Once at a table in Paris a Frenchman said to me: “The Americans are inventors because they are lazy.”
“Well,” I said, “I have heard many surprising charges against my countrymen, but that excels all. How do you make that out?”
“Well, I am a manufacturer. I set an American boy to keep a door open; before half an hour he has invented a machine which will open and shut it, and I find my boy playing marbles.”
Photo by Clinedinst
THE PATENT OFFICE
“Sensible boy! Yes, with that view of it, maybe we are; we certainly do not care to do by hand that which a machine can better perform.”

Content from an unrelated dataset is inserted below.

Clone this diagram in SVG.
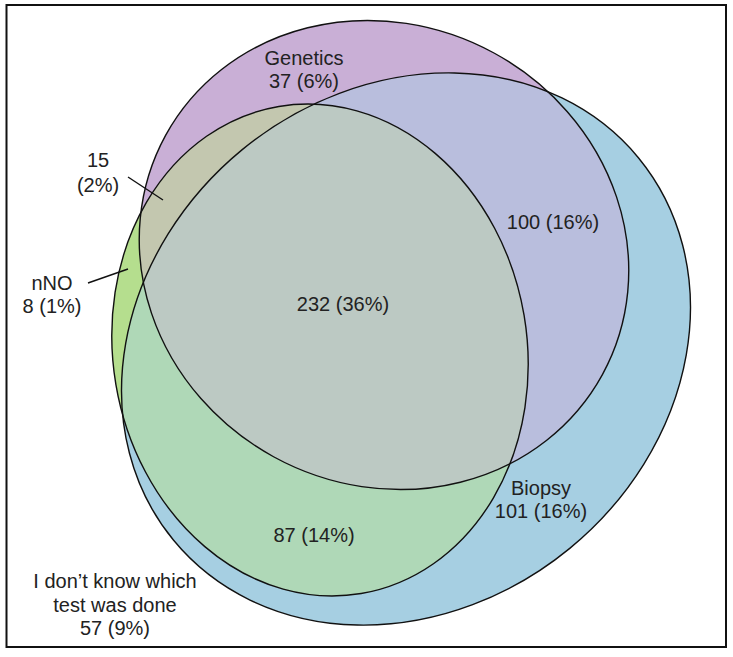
<svg xmlns="http://www.w3.org/2000/svg" width="733" height="657" viewBox="0 0 733 657">
<style>
.lbl{font-family:"Liberation Sans",Arial,sans-serif;font-size:20px;fill:#222;text-anchor:middle}
.edge{fill:none;stroke:#111;stroke-width:1.4}
.lead{stroke:#111;stroke-width:1.4}
</style>
<defs>
<ellipse id="shB" cx="406" cy="349" rx="301" ry="258" transform="rotate(-39.4 406 349)"/>
<ellipse id="shP" cx="384" cy="255" rx="249" ry="230" transform="rotate(28.7 384 255)"/>
<ellipse id="shG" cx="320" cy="350" rx="207" ry="247" transform="rotate(-9.6 320 350)"/>
<clipPath id="cP"><use href="#shP"/></clipPath>
<clipPath id="cB"><use href="#shB"/></clipPath>
</defs>
<rect x="0" y="0" width="733" height="657" fill="#fff"/>
<rect x="6.5" y="5" width="719.5" height="642" fill="#fff" stroke="#111" stroke-width="2"/>
<g id="fills">
<use href="#shB" fill="#a6cfe2"/>
<use href="#shP" fill="#c9afd6"/>
<use href="#shG" fill="#b5de8e"/>
<g clip-path="url(#cP)"><use href="#shB" fill="#b9bedd"/></g>
<g clip-path="url(#cP)"><use href="#shG" fill="#c3c7af"/></g>
<g clip-path="url(#cB)"><use href="#shG" fill="#afd8b7"/></g>
<g clip-path="url(#cB)"><g clip-path="url(#cP)"><use href="#shG" fill="#bcc9c3"/></g></g>
</g>
<g id="biopsy">
<use href="#shB" class="edge"/>
<text class="lbl" x="541" y="495">Biopsy</text>
<text class="lbl" x="541" y="518">101 (16%)</text>
</g>
<g id="genetics">
<use href="#shP" class="edge"/>
<text class="lbl" x="304" y="65">Genetics</text>
<text class="lbl" x="304" y="88">37 (6%)</text>
</g>
<g id="nno">
<use href="#shG" class="edge"/>
<text class="lbl" x="52" y="290">nNO</text>
<text class="lbl" x="52" y="313">8 (1%)</text>
</g>
<g id="region-labels">
<text class="lbl" x="343" y="311">232 (36%)</text>
<text class="lbl" x="553" y="229">100 (16%)</text>
<text class="lbl" x="314" y="542">87 (14%)</text>
<text class="lbl" x="98" y="167">15</text>
<text class="lbl" x="98" y="192">(2%)</text>
</g>
<g id="unknown">
<text class="lbl" x="115" y="588">I don’t know which</text>
<text class="lbl" x="115" y="611.5">test was done</text>
<text class="lbl" x="115" y="635">57 (9%)</text>
</g>
<g id="connectors">
<line class="lead" x1="128" y1="177" x2="163" y2="200"/>
<line class="lead" x1="88" y1="283" x2="128" y2="269"/>
</g>
</svg>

The Patent Office is one of the few departments which is more than self-supporting. In the year 1836 but one patent was taken out; during the year ending December 31, 1901, the total number of applications was 46,449. The total receipts for the year were $6,626,856.71; total expenditures, $1,297,385.64—leaving a balance far over five million dollars in favor of the government.
There are divisions for different classes of inventions. When a patent is applied for, examiners make all necessary investigations, and carefully look into the invention claimed to be new, comparing it, part by part, with patents already existing before determining whether a patent can be granted. They have a library with plates and descriptions of about everything under the sun. From this library inventors can have books and plates sent them in order to compare their work with inventions now existing.
The Secretary of the Interior is a member of the President’s Cabinet, and receives $8,000 per year. He has charge of the Capitol (through the architect), the Insane Asylum, and the College for Mutes—indeed, it would seem that his work is sufficient for ten Secretaries.